2007’den sonra FETÖ bir taraftan devleti ele geçirirken diğer taraftan özellikle lise öğrencileri üzerinde öğretmenler vasıtasıyla Erdoğan karşıtı bir algı oluşturuyordu. Sınav yolsuzluklarından doğan toplumsal öfke ısrarla Erdoğan’a yönlendiriliyordu. Böylelikle Gezi Parkı olaylarının temeli atılıyordu.

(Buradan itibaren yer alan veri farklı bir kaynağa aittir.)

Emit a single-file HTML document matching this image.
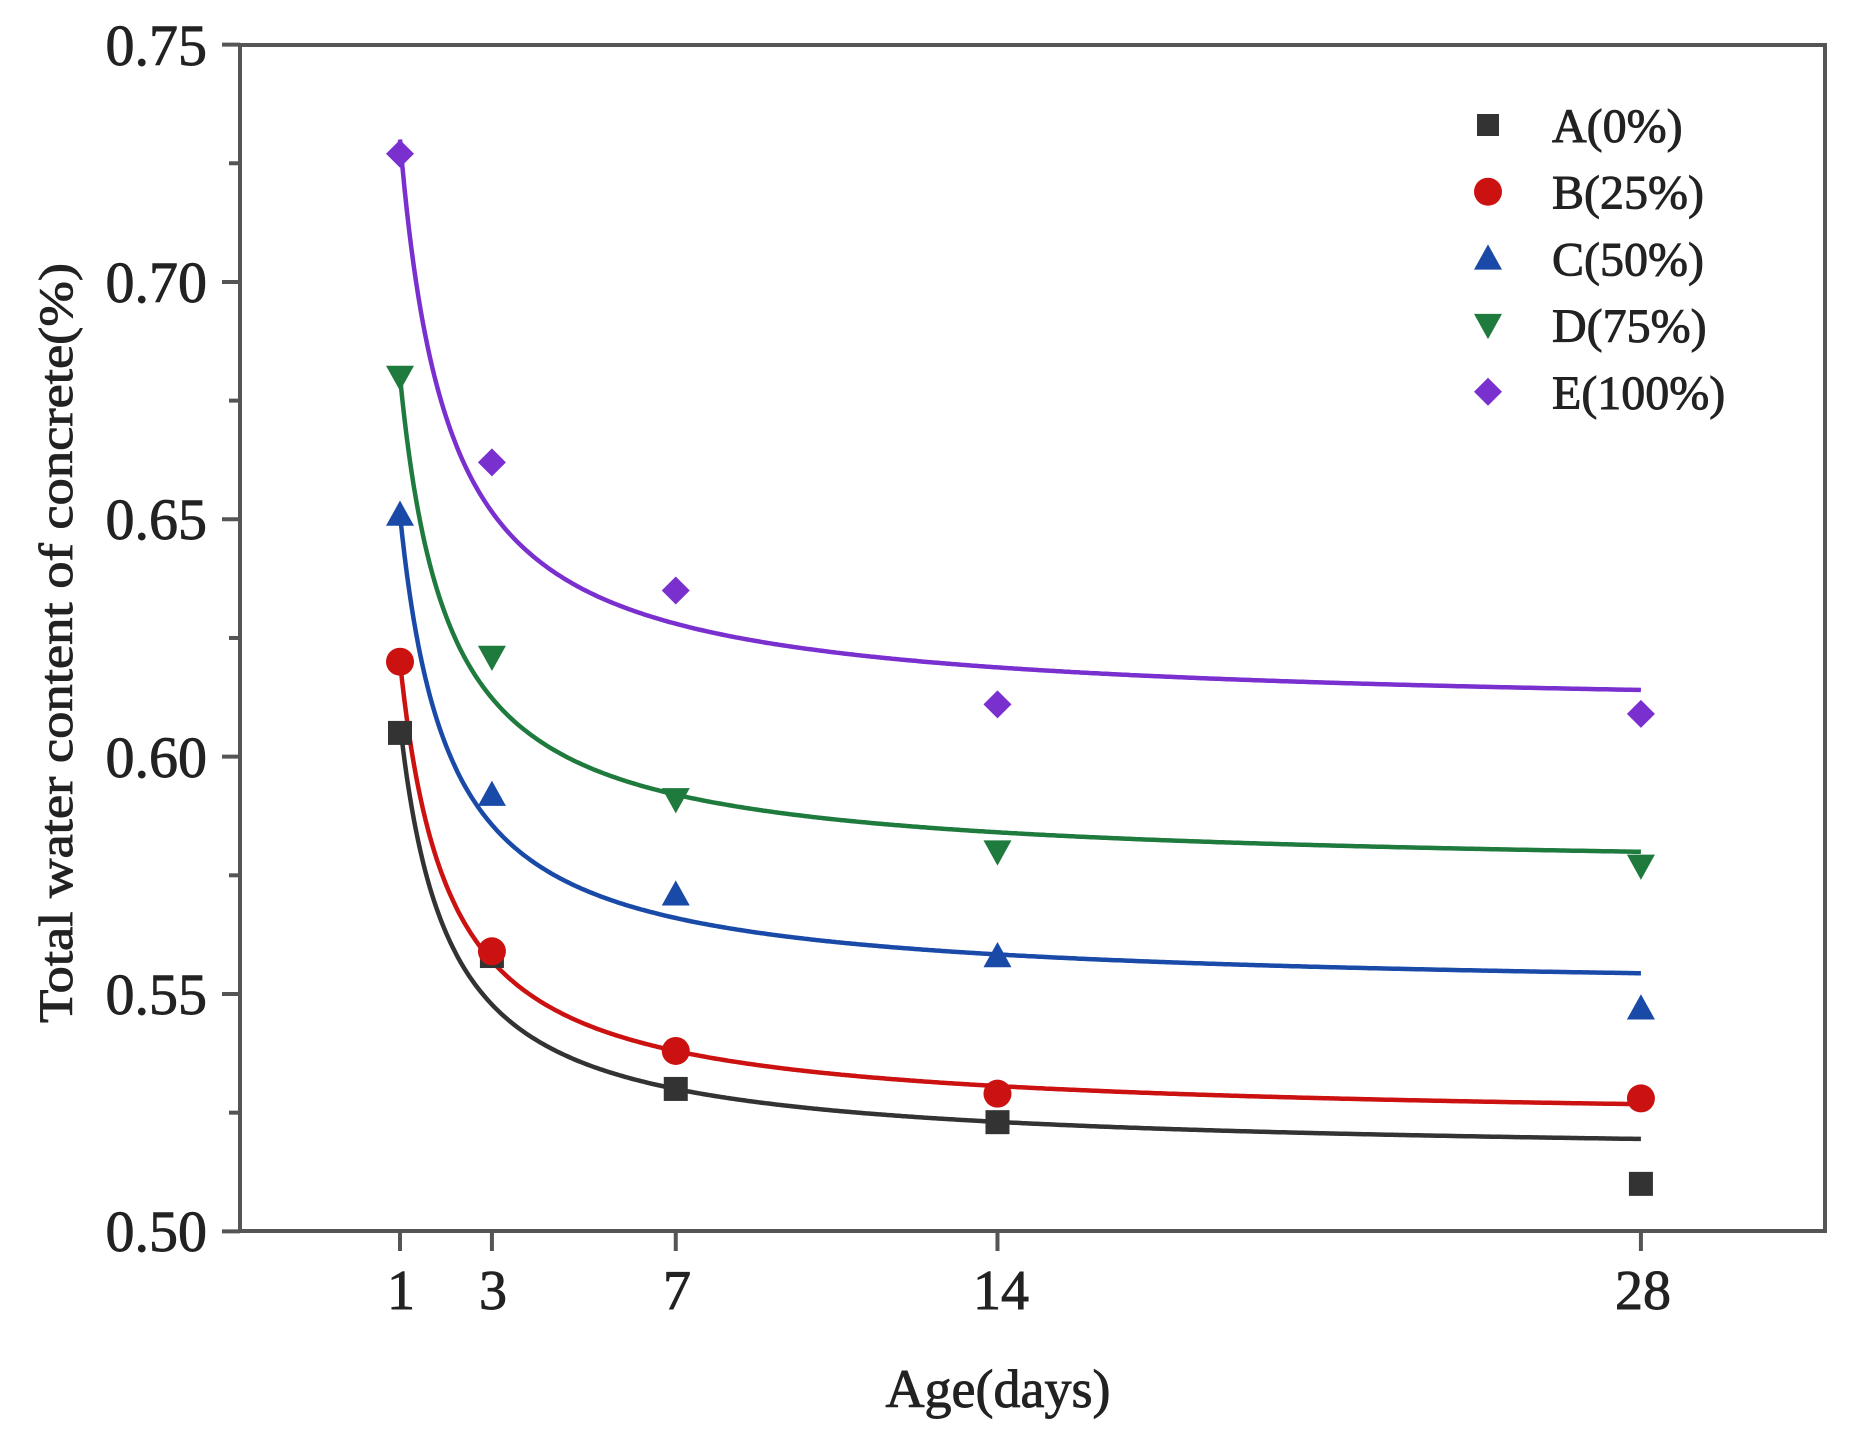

Gerek yüksek bürokrasideki değişimler ve gerekse lise öğrencilerini hedefleyen propaganda çalışmaları tek merkezden yönetiliyordu. Bunu bugün daha iyi anlıyoruz. Gerçekten de devlet eliyle bir haksızlık ve adaletsizlik yaratılıyor ve muazzam bir toplumsal kaygı oluşturuluyordu. Gençlik üzerinde ciddî bir gelecek endişesi hüküm sürüyordu. Fakat haksızlığı, adaletsizliği yaratarak gelecek endişesine sebep olanlar, ustaca bir manevrayla ortaya çıkan hoşnutsuzluğun faturasını Erdoğan’a kesiyordu. Bu başarılı bir kurguydu, nitekim aynı kurgu 17-25 Aralık Hukuk Darbesi’nde de tekrarlanacaktı. Yolsuzluğu yapanlar bunun faturasını yine Erdoğan’a kesecekti.
Yukarıda tasvir ettiğimiz sürecin sosyal mühendislik ürünü olduğuna dair herhangi bir şüphe yoktur. Türkiye adım adım 15 Temmuz darbe girişimine doğru sürüklenirken kitlesel ölçekte bir uyanıklık emaresi ile karşılaşmamamız muhatabı olduğumuz sosyal mühendisliğin başarısını gösterir.
Türkiye’nin kendi bölgesine sıkışıp kalmayacağı ve küresel bir güç merkezi adayı olarak öne çıktığı hususunda şüphe yok. Yaklaşık on yıldır devam eden güçlü sarsıntılardan başarıyla çıktığımıza göre yakın ve orta vadeli kişisel gelecek tasarımlarında Türkiye’nin daha da güçleneceği bir veri olarak kabul edilmelidir. Hatta yüz yıl öncenin “hasta adam” yaftası, bu yaftayı Osmanlı’nın üzerine yapıştıranlara uygun görülebiliyorsa Türkiye’nin geleceğinden endişe etmek anakronik bir yaklaşımdır. Bu açıdan gerek Erdoğan’la Bahçeli’nin ve gerekse de “Türkiye’nin beka meselesi”nden bahseden aydınların dile getirmek istediği şeyin tam anlaşılmadığını söyleyebiliriz. Onlar bu kavramsallaştırma ile millî varlığımızın tehlikeye düştüğünü ifade etmiyor. Bilakis yüz yıl sonra yeni hamle ile ortaya çıkan yükselişin Batılı devletlerde uyandırdığı akislere, Türkiye karşıtlığına dikkat çekmeye çalışıyorlar. Türkiye’nin beka meselesinden bahsetmek, ülkemizin geleceği adına büyük umutlar taşımaktır.
Geçmişte sosyal mühendislik projeleriyle yaratılan “haksızlık ve adaletsizlik” algısının bizzat FETÖ ve bileşenleri tarafından çok yönlü bir şekilde kullanıldığını, toplumsal alanda büyük bir karmaşaya sebep olunduğunu biliyoruz. Türkiye’nin geleceğine yön verenlerin bu örnek durumu çok iyi analiz edeceğine inancımız var. Bundan sonra da benzer örneklerin ortaya çıkmasına zemin hazırlanmamalı.
“Türkiye’nin beka meselesi”ne yönelik vurgular geleceğe dair millî bir korku beyanı değil, bilakis katlanacağımız zorlukların şiddeti ve “kızıl elma”nın mesafesine dair bir tartışmadır.